We plan on having the businesses sign it next year (we do their lots, and have great relationships with them). On principle, I'm pretty steamed that he's yanking our chain like this. There were also accusations of unethical and un-christian behavior on our part, since we're no longer offering to come back for free and do the entryways once the city plows come by. Stuff like that makes me want to drop the contract completely. HOWEVER, my business advisers calmed me down enough to talk to an attorney. It's a good idea to have the contract reviewed by a pro anyways, but I'm still mad about the reason we have to do it.


----------



## Stroke_this (Oct 14, 2013)

So you changed your contract after 3 years and expect them to just sign it ,and when they send a revision back to you,you get your panties in a bunch about it. Seems like you to should sit down face to face and work through it. Contracts are always a negotion.


----------



## starspangled6.0 (Dec 3, 2013)

I get your point, but its not that simple. There's a few other things going on behind the scenes that add to the negativity of the situation. I'm just wondering if anyone else has dealt with something similar. Also, we were at a 100% success rate with this new contract before this happened, meaning it had been problem free until now.


----------



## Mick76 (Aug 2, 2009)

Why did you plow before the contract was signed?


----------



## starspangled6.0 (Dec 3, 2013)

Couple of reasons:

The businesses need it plowed to open their lots. Also, who looks like the bad guy to the 50 properties on the alley if it's snowing and no one can get out of the alley? We do.


----------



## Mick76 (Aug 2, 2009)

Seems as though youve got a mess on your hands. In the future dont plow unless you have a signed contract in your hands stating your responsibilities and do exactly that. Let us know how everything turns out.


----------



## Laszlo Almasi (Feb 11, 2006)

Mick76;1700142 said:


> Seems as though youve got a mess on your hands. In the future dont plow unless you have a signed contract in your hands stating your responsibilities and do exactly that. Let us know how everything turns out.

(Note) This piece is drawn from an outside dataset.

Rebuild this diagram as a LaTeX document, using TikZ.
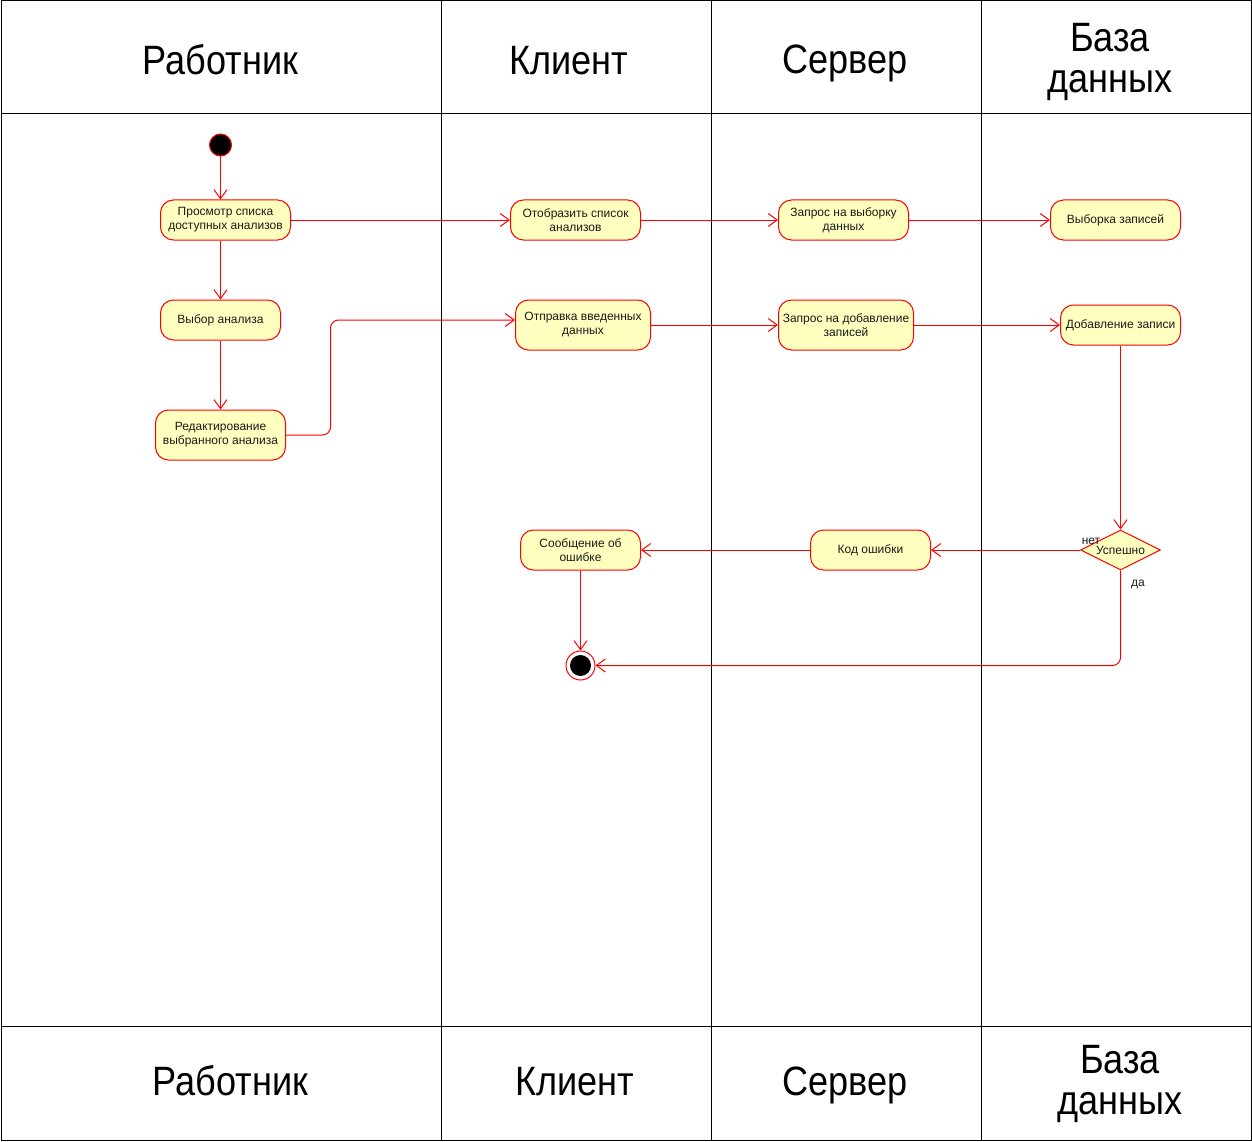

I agree with Mick. I'm guessing you didn't get your contract out early enough for all to see and sign as well perhaps?


----------



## starspangled6.0 (Dec 3, 2013)

The client received it a month before the start date listed on the contract. 

The attorney said that both contracts would be fine in a court of law, and he doesn't have a problem with us signing either of them (not the advice I expected!). I'm waiting on some final advice from him, and then I'll decide what to do. Looks like it's going to boil down to how to best manage the client-contractor relationship, since both contracts are OK.


----------



## 32vld (Feb 4, 2011)

Your gut says do not sign it then you do not sign it. Lawyers are mistake proof. When there is a trail one always loses.

Though we do not know what he did not like about your contract or you do not like about his. Leaving out key facts makes it impossible to offer good advice.


----------



## starspangled6.0 (Dec 3, 2013)

True. Mostly what the client objected to was the removal of ourselves from damage liability; he also flipped the language that said "Customer shall defend all suits and claims arising from or incidental to the work under the Agreement, without expense or annoyance to the Contractor or its employees", so now we're the ones that are supposed to defend him against all suits and claims without expense and annoyance. As far as I know, this is totally standard practice in the business world (to perform work and have the client sign a damage waiver form). Heck, when I helped out with kids ministries in our church, we would have the parents sign a waiver sheet whenever we would go to a theme park, ski hill, etc. This is also where the client starts informing me that I'm unethical for not taking on this liability. 

The lawyer says I'll be fine by signing the clients contract, but I need to think about this some more.


----------



## rsweeper (Nov 25, 2010)

If you have a contract that you wrote and are happy with, then you just tell the customer that your contract is what you require to be signed. And you wont sign there contract. It is standard practice for whoever wrote the contract to want the other to hold them harmless and insure the other. If you have insurance (which im sure you do) it is simple, you name the customer as additional insured with the following added to it (ONLY IN SO FAR AS YOUR WORK IS CONSIRNED) Then when they try to have you cover someother accident, you just tell them, sorry it didnt have anything to do with our services. Believe me,,,,add those words to your additional insureds. They love to try and pass the buck to your insurance to get your insurance to pay all claims.


----------



## Meezer (Apr 3, 2010)

starspangled6.0;1713123 said:


> This is also where the client starts informing me that I'm unethical for not taking on this liability.
> 
> The lawyer says I'll be fine by signing the clients contract, but I need to think about this some more.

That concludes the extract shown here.